Unique characters, setting create entertaining novel

Authors Win and Meredith Blevins launch new series

The writing team of Win and Meredith Blevins has created a new novel, The Darkness Rolling, featuring a unique hero, Yazzie Goldman. This is to be the first in a series that features Yazzie, who is half Navajo/Diné and half Jewish.

The setting and time frame also are unusual. The story opens as Yazzie musters out of the Navy at the end of World War II and returns to his home in Oljato, near Monument Valley.

Yazzie’s mother, Nizhoni, is a proud woman who helps her father, Moses Goldman, run the family’s trading post, which is tucked into the southeastern corner of Utah.

Things have changed in the six years Yazzie has been gone, in part because his grandfather had a stroke which left his right side paralyzed.

The trading post and the corrals and outbuildings have all fallen into a sad state.

Nizhoni thinks that now that Yazzie is home, he will help make repairs, but Yazzie has other ideas.

Hollywood has come to the valley, and John Ford is shooting another film, called “My Darling Clementine.” Ford filmed “Stagecoach” there earlier, and he is in love with the scenery. One of his starring actresses, the stunning Linda Darnell, has been receiving threatening letters, and Ford wants Yazzie to provide security for her.

Because Yazzie spent his war years as a shore patrol officer, Ford believes Yazzie is perfectly suited for the job.

Yazzie had worked as an interpreter for Ford before and proved both helpful and trustworthy. Yazzie figures he can hang around the Hollywood crowd and use his pay to hire clansmen to help at the trading post.

Meanwhile, an evil force is at work and threatens to rock Yazzie’s world. The authors use third-person voice in brief inserts to create a chilling antagonist who has nothing but evil plans for Yazzie’s family. Using Navajo lore, they have created a character that is even more forbidding and deadly than a mere human. During the past 25 years, this character has become almost mystical in his thirst for revenge.

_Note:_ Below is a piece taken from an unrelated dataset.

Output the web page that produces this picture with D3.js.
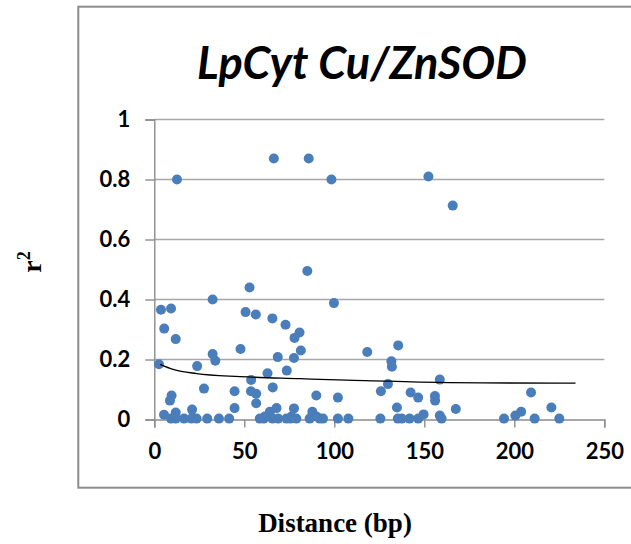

This story is masterful in its blending of fictional characters with real ones from the golden age of movie making during the 1930s and 1940s.

Woven into the story are master filmmaker John Ford, actress Linda Darnell and actor Henry Fonda, and even eccentric billionaire Howard Hughes makes an appearance.

The Blevinses bring these characters to life with small but important details and personal idiosyncrasies, which make them believable and human, despite their fame.

The Darkness Rolling showcases the stark beauty of the Southwest and especially Monument Valley.

The authors take readers into the world of the Navajo with accuracy and sensitivity.

The narrative is sprinkled liberally with key Navajo words used in context and explained within the story, which adds to its realistic mood. For those readers familiar with the Navajo Nation of today, there is much that is familiar in the story, even though it takes place decades ago.

The story does not ignore the Jewish side of Yazzie’s life and takes readers into the culture of Sephardic Jews, many of whom lived in northern New Mexico, especially in Santa Fe. The amount of research that must have been done by the authors is impressive. The details of the time period, the setting and the cultures enhance the absorbing and sometimes terrifying action of the story.

Yazzie Goldman is quite the creation – tall, fit and smart, with a classic education thanks to his grandfather. He is a young man with a foot in two very different worlds at a time when major changes are happening in the country. Yazzie is torn between the world he was raised in and the new, faster-paced life he was exposed to during his years away in the Navy. He is a complicated, fascinating character who will be a pleasure to read about as his life unfolds.

The Darkness Rolling is a captivating read.

IF YOU GO

Authors Win and Meredith Blevins will sign and read from their new book, The Darkness Rolling, at 6:30 p.m. June 30 at Maria’s Bookshop.